__TASK STATEMENT__. Below is a block of data; give all of it again word for word.

····················

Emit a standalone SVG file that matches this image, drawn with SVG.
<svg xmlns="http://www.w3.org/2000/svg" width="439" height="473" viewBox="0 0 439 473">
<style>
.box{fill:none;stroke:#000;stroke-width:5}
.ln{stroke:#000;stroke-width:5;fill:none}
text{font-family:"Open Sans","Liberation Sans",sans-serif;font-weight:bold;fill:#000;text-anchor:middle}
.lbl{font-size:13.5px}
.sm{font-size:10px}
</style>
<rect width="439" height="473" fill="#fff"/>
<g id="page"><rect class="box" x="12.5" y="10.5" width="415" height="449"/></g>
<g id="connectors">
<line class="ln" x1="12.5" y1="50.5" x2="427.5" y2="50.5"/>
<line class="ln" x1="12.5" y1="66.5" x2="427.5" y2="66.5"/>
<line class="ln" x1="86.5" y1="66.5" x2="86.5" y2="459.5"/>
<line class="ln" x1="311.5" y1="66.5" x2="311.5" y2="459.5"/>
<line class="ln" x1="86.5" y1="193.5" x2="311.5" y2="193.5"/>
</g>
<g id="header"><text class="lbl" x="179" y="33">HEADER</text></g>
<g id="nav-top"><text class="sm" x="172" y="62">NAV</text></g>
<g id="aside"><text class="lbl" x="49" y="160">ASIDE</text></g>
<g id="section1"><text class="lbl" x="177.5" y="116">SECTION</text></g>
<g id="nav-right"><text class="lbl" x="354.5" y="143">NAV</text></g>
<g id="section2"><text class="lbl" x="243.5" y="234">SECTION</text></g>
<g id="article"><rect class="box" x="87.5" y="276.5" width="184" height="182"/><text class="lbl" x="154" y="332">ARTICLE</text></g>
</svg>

····················

__EXPECTED ANSWER__.
Emit a standalone SVG file that matches this image, drawn with SVG.
<svg xmlns="http://www.w3.org/2000/svg" width="439" height="473" viewBox="0 0 439 473">
<style>
.box{fill:none;stroke:#000;stroke-width:5}
.ln{stroke:#000;stroke-width:5;fill:none}
text{font-family:"Open Sans","Liberation Sans",sans-serif;font-weight:bold;fill:#000;text-anchor:middle}
.lbl{font-size:13.5px}
.sm{font-size:10px}
</style>
<rect width="439" height="473" fill="#fff"/>
<g id="page"><rect class="box" x="12.5" y="10.5" width="415" height="449"/></g>
<g id="connectors">
<line class="ln" x1="12.5" y1="50.5" x2="427.5" y2="50.5"/>
<line class="ln" x1="12.5" y1="66.5" x2="427.5" y2="66.5"/>
<line class="ln" x1="86.5" y1="66.5" x2="86.5" y2="459.5"/>
<line class="ln" x1="311.5" y1="66.5" x2="311.5" y2="459.5"/>
<line class="ln" x1="86.5" y1="193.5" x2="311.5" y2="193.5"/>
</g>
<g id="header"><text class="lbl" x="179" y="33">HEADER</text></g>
<g id="nav-top"><text class="sm" x="172" y="62">NAV</text></g>
<g id="aside"><text class="lbl" x="49" y="160">ASIDE</text></g>
<g id="section1"><text class="lbl" x="177.5" y="116">SECTION</text></g>
<g id="nav-right"><text class="lbl" x="354.5" y="143">NAV</text></g>
<g id="section2"><text class="lbl" x="243.5" y="234">SECTION</text></g>
<g id="article"><rect class="box" x="87.5" y="276.5" width="184" height="182"/><text class="lbl" x="154" y="332">ARTICLE</text></g>
</svg>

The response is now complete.